Despite IBM's efforts, mainframe can be a chore to handle. According to the Share survey, approximately half of those responding said they rely on hand-coding by developers to get access to business information, a time-consuming and potentially error-prone process. This indicates that "integration is a hard problem", says Pam Taylor, a vice president of Share and an IT architect at a large company.
Taylor sees SOA adoption as a means to address integration. The Share survey points to a movement by users in this direction, with 23% reporting that SOA adoption is underway. Of the remainder, 6% said an SOA project was planned in the next six months, and 26% said it was under consideration. One-third of the respondents said they had no SOA plans for their mainframes, while 11% were unsure.
James Governor, an analyst at consulting firm RedMonk, believes that the SOA adoption rate is larger than the Share figures may indicate. He says IBM's larger mainframe customers, such as in financial services, "understand the value of opening up their transactions to new applications" through an SOA. But in industries such as manufacturing, mainframe users "are not always looking at the coolest new thing", he says.
James Michael, the user group's treasurer and an IT manager at a university, says he would like to explore the idea of sharing code used in SOA development.
"Could we drive out some of the development cost of building SOA environments by standardising on some of the objects that we use?" Michael asks. He's not sure if that's possible, but he hopes to find out from other conference attendees. That kind of knowledge sharing was how the user group got its name decades ago, he points out.

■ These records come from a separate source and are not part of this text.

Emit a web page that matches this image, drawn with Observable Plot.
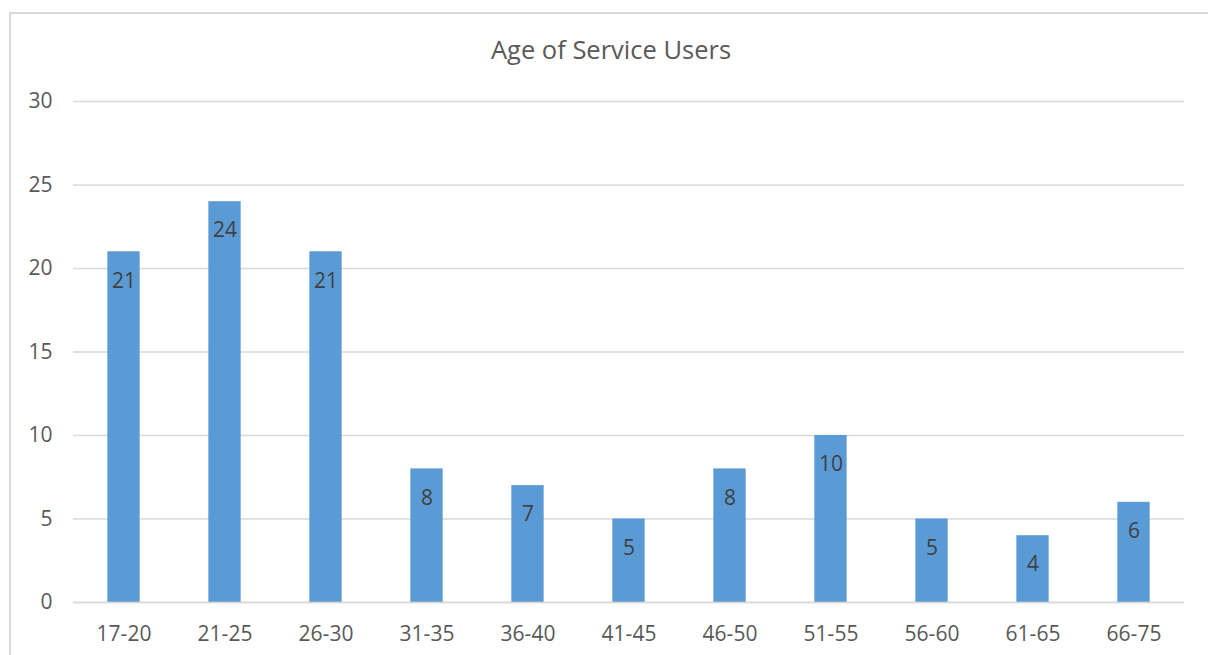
<!DOCTYPE html>
<html>
<head>
<meta charset="utf-8">
<script src="https://cdn.jsdelivr.net/npm/d3@7"></script>
<script src="https://cdn.jsdelivr.net/npm/@observablehq/plot@0.6"></script>
<style>
  html, body { margin: 0; padding: 0; background: #fff; }
  #frame {
    position: relative;
    width: 1208px;
    height: 655px;
    overflow: hidden;
    font-family: "Open Sans", sans-serif;
  }
  #border {
    position: absolute;
    left: 9px;
    top: 12px;
    right: -10px;
    bottom: -10px;
    border-left: 2px solid #d9d9d9;
    border-top: 2px solid #d9d9d9;
    pointer-events: none;
  }
  #title {
    box-sizing: border-box;
    width: 1208px;
    height: 70px;
    padding: 31px 0 0 14px;
    line-height: 36px;
    font-size: 25.5px;
    color: #595959;
    text-align: center;
  }
  #chart svg { display: block; }
</style>
</head>
<body>
<div id="frame">
  <div id="border"></div>
  <div id="title">Age of Service Users</div>
  <div id="chart"></div>
</div>
<script>
// Age bands and number of service users in each
const ageBands = ["17-20", "21-25", "26-30", "31-35", "36-40", "41-45", "46-50", "51-55", "56-60", "61-65", "66-75"];
const userCounts = [21, 24, 21, 8, 7, 5, 8, 10, 5, 4, 6];
const yTicks = [0, 5, 10, 15, 20, 25, 30];

const rows = ageBands.map((band, i) => ({band, count: userCounts[i]}));

const chart = Plot.plot({
  width: 1208,
  height: 585,
  marginTop: 31,
  marginBottom: 53,
  marginLeft: 73,
  marginRight: 24,
  style: {fontFamily: "Open Sans, sans-serif", fontSize: "21px", color: "#595959", background: "transparent"},
  x: {domain: ageBands, paddingInner: 0.68, paddingOuter: 0.34, round: false, label: null},
  y: {domain: [0, 30], label: null},
  marks: [
    Plot.gridY(yTicks, {stroke: "#d9d9d9", strokeOpacity: 1, strokeWidth: 1.5}),
    Plot.barY(rows, {x: "band", y: "count", fill: "#5b9bd5"}),
    Plot.ruleY([0], {stroke: "#d9d9d9", strokeWidth: 1.5}),
    Plot.text(rows, {x: "band", y: "count", text: d => String(d.count), dy: 29, fill: "#404040", fontSize: 21}),
    Plot.axisX({tickSize: 0, tickPadding: 24, label: null}),
    Plot.axisY(yTicks, {tickSize: 0, tickPadding: 21, label: null})
  ]
});
document.getElementById("chart").appendChild(chart);
</script>
</body>
</html>
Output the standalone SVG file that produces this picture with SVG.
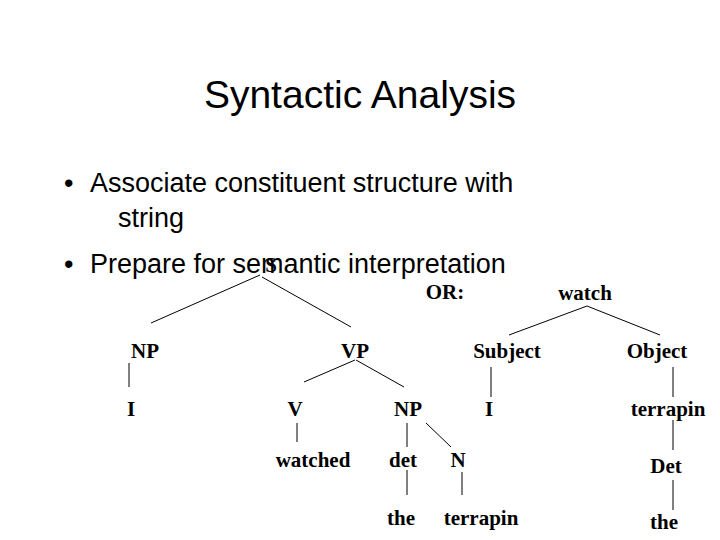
<svg xmlns="http://www.w3.org/2000/svg" width="720" height="540" viewBox="0 0 720 540">
<style>
.t{font-family:"Liberation Sans",Arial,sans-serif;fill:#000}
.n{font-family:"Liberation Serif","Times New Roman",serif;font-size:21px;font-weight:bold;text-anchor:middle;fill:#000}
.c line{stroke:#000;stroke-width:1}
</style>
<rect width="720" height="540" fill="#fff"/>
<text class="t" x="360" y="108" font-size="39" text-anchor="middle">Syntactic Analysis</text>
<text class="t" x="64" y="192" font-size="27">•</text>
<text class="t" x="90" y="192" font-size="27">Associate constituent structure with</text>
<text class="t" x="118" y="227" font-size="27">string</text>
<text class="t" x="64" y="273" font-size="27">•</text>
<g id="S"><text class="n" x="271" y="272" font-weight="normal">S</text></g>
<text class="t" x="90" y="273" font-size="27">Prepare for semantic interpretation</text>
<g class="c" id="connectors">
<line x1="260" y1="275" x2="151" y2="323"/>
<line x1="262" y1="277" x2="351" y2="327"/>
<line x1="129" y1="363" x2="129" y2="387"/>
<line x1="355" y1="360" x2="304" y2="382"/>
<line x1="356" y1="360" x2="404" y2="387"/>
<line x1="297" y1="423" x2="297" y2="442"/>
<line x1="407" y1="423" x2="407" y2="447"/>
<line x1="426" y1="423" x2="451" y2="447"/>
<line x1="407" y1="470" x2="407" y2="495"/>
<line x1="462" y1="472" x2="462" y2="495"/>
<line x1="587" y1="306" x2="509" y2="335"/>
<line x1="587" y1="306" x2="660" y2="335"/>
<line x1="491" y1="367" x2="491" y2="397"/>
<line x1="673" y1="367" x2="673" y2="397"/>
<line x1="673" y1="420" x2="673" y2="450"/>
<line x1="673" y1="480" x2="673" y2="510"/>
</g>
<g id="NP1"><text class="n" x="145" y="358">NP</text></g>
<g id="VP"><text class="n" x="355" y="358">VP</text></g>
<g id="I1"><text class="n" x="131" y="416">I</text></g>
<g id="V"><text class="n" x="295" y="416">V</text></g>
<g id="NP2"><text class="n" x="408" y="416">NP</text></g>
<g id="watched"><text class="n" x="313" y="467">watched</text></g>
<g id="det"><text class="n" x="403" y="467">det</text></g>
<g id="N"><text class="n" x="458" y="467">N</text></g>
<g id="the1"><text class="n" x="401" y="525">the</text></g>
<g id="terrapin1"><text class="n" x="481" y="525">terrapin</text></g>
<g id="OR"><text class="n" x="445" y="299" font-weight="normal">OR:</text></g>
<g id="watch"><text class="n" x="585" y="300">watch</text></g>
<g id="Subject"><text class="n" x="507" y="358">Subject</text></g>
<g id="Object"><text class="n" x="657" y="358">Object</text></g>
<g id="I2"><text class="n" x="489" y="416">I</text></g>
<g id="terrapin2"><text class="n" x="668" y="416">terrapin</text></g>
<g id="Det"><text class="n" x="666" y="473">Det</text></g>
<g id="the2"><text class="n" x="664" y="529">the</text></g>
</svg>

Although Michael sees distributed systems improving, he believes that the mainframe's total cost of ownership is less when support costs and technological advantages, particularly in virtualisation and security, are considered.
But IBM also has to continue reduce the "sticker shock" of new systems, says Michael, who pointed to the company's specialty, workload-specific processors, as one means for doing so.
One big difference between the mainframe and distributed server worlds is cultural, he says. Server administrators are more likely to reboot if there's an issue, while mainframe operators, if asked to reboot, will likely reject the idea and focus on first understanding the problem and finding an alternative means to address it, he says.
Some of this push for changes on the mainframe to improve its use is coming from customers such as Hewitt's Walter. He wanted to make it easier to install SUSE Linux Enterprise Server on the mainframe and last year outlined a suggestion on a mailing list devoted to mainframe discussion for simplifying the installation.
Walter says his idea was picked up at IBM, which worked with SUSE Linux owner Novell to develop the tool. "The whole point of this new tool is to be able to install [SUSE] Linux quickly and without any experience," he says.
But Walter's main defence of the mainframe isn't pegged on that tool, but on the system's overall reliability. "It doesn't fail," he says.